As you can see, I am apparently very limited in what I find interesting; looking into the "inner" worlds of good looking and successful people. If an activity does not include such, then I am instantly bored. Sigh.


Saturday, December 1, 2012

Updates


  • I'll be leaving for Japan/Korea in 10 days!!!!!!!!!!!! o.0 It's gonna happen, y'all.
    • I have to clean before I leave. Yuck. My room, my bed (which I use as a large table to hold all of my food), my car, my clothes.  I have been trying to find motivation ALL week. It has yet to be found.
  • I've been bored. 
    • Because I'm not in school, and I only work, I've found myself to be really bored lately. The first couple months, I was ok with wasting my time on the internet, reading, working, and then volunteering a little bit.  But now, I feel like I've exhausted all the entertainment I can get out of those. I need to entertain myself in different ways. But this requires effort, so I've just been sleeping more, which is SUPER bad, because that can lead me to feeling cranky and/or depressed. I don't know if this is because I'm itching to start my trip already, if I'm finally (???) ready to start classes again, or a combination of both. I'll definitely be less bored next semester!
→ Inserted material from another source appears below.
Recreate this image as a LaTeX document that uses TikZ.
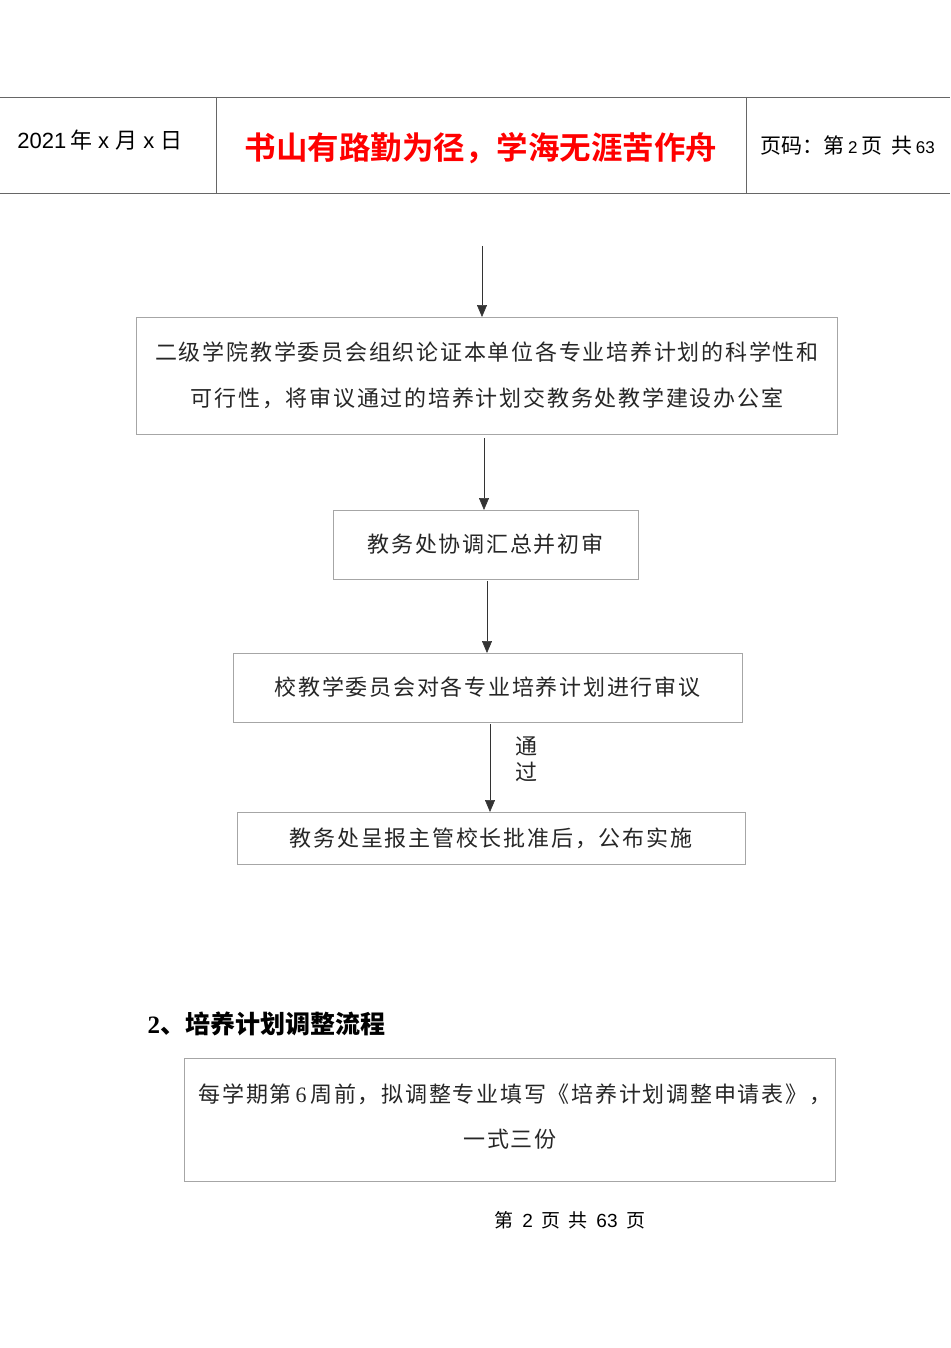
\documentclass[tikz,border=0pt]{standalone}
\usepackage{fontspec}
\setmainfont{Liberation Serif}
\newfontfamily\cjk{Noto Sans CJK SC}[LetterSpace=8]
\newfontfamily\cjkn{Noto Sans CJK SC}
\newfontfamily\cjkb{Noto Sans CJK SC Bold}
\newfontfamily\lsans{Liberation Sans}
\usetikzlibrary{arrows.meta}
\begin{document}
\begin{tikzpicture}[x=1pt,y=-1pt,
 box/.style={draw=black!35,line width=0.8pt},
 txt/.style={font=\fontsize{22}{26}\selectfont\cjk,text=black!85},
 arr/.style={-{Triangle[length=12pt,width=10pt]},line width=0.6pt,black!80}]
\useasboundingbox (0,0) rectangle (950,1348);
\draw[black!60,line width=0.8pt] (0,97) -- (950,97) (0,193) -- (950,193) (216,97) -- (216,193) (746,97) -- (746,193);
\node[font=\fontsize{22}{24}\selectfont] (d) at (100,140) {\lsans 2021\,\cjkn 年\lsans{} x \cjkn 月\lsans{} x \cjkn 日};
\node[font=\fontsize{31.5}{34}\selectfont\cjkb,text=red] (t) at (481,148) {书山有路勤为径，学海无涯苦作舟};
\node[anchor=west,font=\fontsize{21}{24}\selectfont\cjkn] (p) at (757,146) {页码：第\,{\lsans\fontsize{17}{20}\selectfont 2}\,页\ \ 共\,{\lsans\fontsize{17}{20}\selectfont 63}};
\coordinate (s0) at (482,246);
\node[box,minimum width=701pt,minimum height=117pt] (b1) at (486.5,375.5) {};
\node[txt] at (487,352) {二级学院教学委员会组织论证本单位各专业培养计划的科学性和};
\node[txt] at (487,398) {可行性，将审议通过的培养计划交教务处教学建设办公室};
\node[box,minimum width=305pt,minimum height=69pt,txt] (b2) at (485.5,544.5) {教务处协调汇总并初审};
\node[box,minimum width=509pt,minimum height=69pt,txt] (b3) at (487.5,687.5) {校教学委员会对各专业培养计划进行审议};
\node[box,minimum width=508pt,minimum height=52pt,txt] (b4) at (491,838) {教务处呈报主管校长批准后，公布实施};
\draw[arr] (s0) -- (482,317);
\draw[arr] (484,438) -- (484,510);
\draw[arr] (487,581) -- (487,653);
\draw[arr] (490,724) -- (490,812);
\node[txt] (l1) at (526,746) {通};
\node[txt] (l2) at (526,772) {过};
\node[anchor=west,font=\fontsize{25}{30}\selectfont\bfseries] (h) at (144,1024) {2\cjkb、培养计划调整流程};
\node[box,minimum width=651pt,minimum height=123pt] (b5) at (509.5,1119.5) {};
\node[txt] at (515,1094) {每学期第\,{\rmfamily 6}\,周前，拟调整专业填写《培养计划调整申请表》，};
\node[txt] at (510,1139) {一式三份};
\node[font=\fontsize{19}{22}\selectfont\cjkn] (f) at (570,1220) {第\ \ {\lsans 2}\ \ 页\ \ 共\ \ {\lsans 63}\ \ 页};
\end{tikzpicture}
\end{document}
  • I've been re-admitted, officially.
    • I can only take two classes, and they have to be classes I've failed, so I will be re-taking two anthropology classes. I'll have a phone appointment with my advisor next week to sign me up for the classes. 
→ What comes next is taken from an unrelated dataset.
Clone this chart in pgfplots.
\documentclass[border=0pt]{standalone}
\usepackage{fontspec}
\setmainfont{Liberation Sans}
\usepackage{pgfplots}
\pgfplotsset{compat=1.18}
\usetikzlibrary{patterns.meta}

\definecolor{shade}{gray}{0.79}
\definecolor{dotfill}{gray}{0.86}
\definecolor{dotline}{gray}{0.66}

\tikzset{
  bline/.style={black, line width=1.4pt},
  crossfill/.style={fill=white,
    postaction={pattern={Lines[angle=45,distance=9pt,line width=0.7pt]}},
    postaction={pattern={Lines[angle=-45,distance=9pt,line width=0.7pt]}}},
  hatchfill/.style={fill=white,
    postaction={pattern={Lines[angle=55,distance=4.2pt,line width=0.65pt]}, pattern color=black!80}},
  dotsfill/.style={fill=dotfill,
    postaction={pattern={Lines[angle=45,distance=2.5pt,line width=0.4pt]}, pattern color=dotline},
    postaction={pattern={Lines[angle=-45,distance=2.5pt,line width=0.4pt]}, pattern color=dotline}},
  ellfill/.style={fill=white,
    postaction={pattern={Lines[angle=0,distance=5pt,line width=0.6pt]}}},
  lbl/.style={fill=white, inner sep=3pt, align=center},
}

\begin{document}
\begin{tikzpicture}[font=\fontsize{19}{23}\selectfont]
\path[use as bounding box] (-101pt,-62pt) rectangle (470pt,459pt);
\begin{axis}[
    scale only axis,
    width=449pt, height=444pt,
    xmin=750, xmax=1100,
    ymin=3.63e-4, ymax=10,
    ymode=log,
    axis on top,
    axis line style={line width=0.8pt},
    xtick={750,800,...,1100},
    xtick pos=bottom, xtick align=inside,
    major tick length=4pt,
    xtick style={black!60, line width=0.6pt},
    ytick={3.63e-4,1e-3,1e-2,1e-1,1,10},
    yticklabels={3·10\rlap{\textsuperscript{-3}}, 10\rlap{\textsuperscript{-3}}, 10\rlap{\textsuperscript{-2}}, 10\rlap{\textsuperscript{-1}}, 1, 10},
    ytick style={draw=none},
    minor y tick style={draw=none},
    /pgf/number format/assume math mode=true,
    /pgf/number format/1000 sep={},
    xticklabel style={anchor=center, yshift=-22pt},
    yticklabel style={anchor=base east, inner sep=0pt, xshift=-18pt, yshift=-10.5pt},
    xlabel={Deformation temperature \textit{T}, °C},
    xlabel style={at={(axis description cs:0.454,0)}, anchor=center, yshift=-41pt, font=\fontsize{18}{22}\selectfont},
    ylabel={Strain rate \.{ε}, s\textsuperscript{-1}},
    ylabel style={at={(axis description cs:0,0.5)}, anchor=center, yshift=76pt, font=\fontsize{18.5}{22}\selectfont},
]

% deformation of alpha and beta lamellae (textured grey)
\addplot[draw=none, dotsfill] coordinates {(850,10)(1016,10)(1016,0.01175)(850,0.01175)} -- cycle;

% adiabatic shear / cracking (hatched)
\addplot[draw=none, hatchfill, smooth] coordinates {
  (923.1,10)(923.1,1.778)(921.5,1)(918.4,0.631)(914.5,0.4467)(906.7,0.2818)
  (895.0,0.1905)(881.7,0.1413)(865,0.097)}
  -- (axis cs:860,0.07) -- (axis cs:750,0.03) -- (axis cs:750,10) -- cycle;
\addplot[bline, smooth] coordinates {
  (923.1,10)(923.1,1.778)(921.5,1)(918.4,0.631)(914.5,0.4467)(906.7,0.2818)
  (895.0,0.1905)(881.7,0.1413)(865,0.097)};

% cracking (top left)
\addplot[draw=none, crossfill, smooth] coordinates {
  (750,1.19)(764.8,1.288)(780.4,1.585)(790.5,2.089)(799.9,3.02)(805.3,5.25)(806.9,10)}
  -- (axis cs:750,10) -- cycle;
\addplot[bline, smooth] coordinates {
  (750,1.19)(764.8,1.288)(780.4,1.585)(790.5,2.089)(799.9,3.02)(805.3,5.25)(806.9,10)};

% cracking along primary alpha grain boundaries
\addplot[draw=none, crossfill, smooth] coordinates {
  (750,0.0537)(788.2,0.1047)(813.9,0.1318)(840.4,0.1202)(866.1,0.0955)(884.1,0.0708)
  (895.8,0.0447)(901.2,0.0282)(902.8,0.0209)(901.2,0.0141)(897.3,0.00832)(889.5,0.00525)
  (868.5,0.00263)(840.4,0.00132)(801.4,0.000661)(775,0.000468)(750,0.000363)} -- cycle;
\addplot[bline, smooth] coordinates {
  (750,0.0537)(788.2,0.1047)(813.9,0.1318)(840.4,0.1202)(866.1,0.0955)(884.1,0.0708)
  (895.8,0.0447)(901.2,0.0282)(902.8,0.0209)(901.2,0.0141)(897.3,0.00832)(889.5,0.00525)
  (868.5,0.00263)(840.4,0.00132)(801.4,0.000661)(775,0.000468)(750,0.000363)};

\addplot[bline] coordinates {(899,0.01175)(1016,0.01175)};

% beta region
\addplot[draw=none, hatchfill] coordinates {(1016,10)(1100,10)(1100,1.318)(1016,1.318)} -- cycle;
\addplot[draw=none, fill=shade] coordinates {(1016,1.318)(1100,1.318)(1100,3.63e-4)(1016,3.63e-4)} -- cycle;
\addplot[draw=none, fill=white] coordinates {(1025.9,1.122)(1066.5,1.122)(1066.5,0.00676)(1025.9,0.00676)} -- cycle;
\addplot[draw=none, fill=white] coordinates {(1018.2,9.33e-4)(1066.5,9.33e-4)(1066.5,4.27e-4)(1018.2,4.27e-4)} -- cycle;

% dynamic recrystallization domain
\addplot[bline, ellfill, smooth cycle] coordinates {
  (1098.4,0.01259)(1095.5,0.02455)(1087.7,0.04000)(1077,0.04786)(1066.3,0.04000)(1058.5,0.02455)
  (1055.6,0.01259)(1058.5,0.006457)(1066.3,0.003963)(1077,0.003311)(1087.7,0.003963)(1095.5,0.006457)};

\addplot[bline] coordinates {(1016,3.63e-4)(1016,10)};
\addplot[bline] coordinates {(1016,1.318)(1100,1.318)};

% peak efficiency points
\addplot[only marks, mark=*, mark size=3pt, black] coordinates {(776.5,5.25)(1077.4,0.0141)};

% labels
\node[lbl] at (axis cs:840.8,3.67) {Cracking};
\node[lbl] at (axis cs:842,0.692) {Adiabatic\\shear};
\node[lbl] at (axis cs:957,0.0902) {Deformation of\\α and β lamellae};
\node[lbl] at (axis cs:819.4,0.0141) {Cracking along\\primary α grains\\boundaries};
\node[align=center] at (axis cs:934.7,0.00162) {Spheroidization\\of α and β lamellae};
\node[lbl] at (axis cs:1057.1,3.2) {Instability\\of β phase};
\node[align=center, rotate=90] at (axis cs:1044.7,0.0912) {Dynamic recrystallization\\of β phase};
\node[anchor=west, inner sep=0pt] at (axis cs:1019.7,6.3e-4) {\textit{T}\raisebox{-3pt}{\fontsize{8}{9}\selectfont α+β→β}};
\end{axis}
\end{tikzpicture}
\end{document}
    • I have made a plan in which I would unofficially attend other anthro classes, and  do all the assignments, and they could then enter me as having taken/completed the class over the summer.  This way, I can make a larger dent in those 45 credits that are keeping me from graduation. But I'm scared. In order to do this, I need to go into the anthro department and talk to my professors to ask them for this opportunity. I don't want to! It's so embarrassing and nerve racking to have to go back and ask them for help again! ugh. 
    • ugh. 
    • ugh. 
    • What if I don't follow through? Again?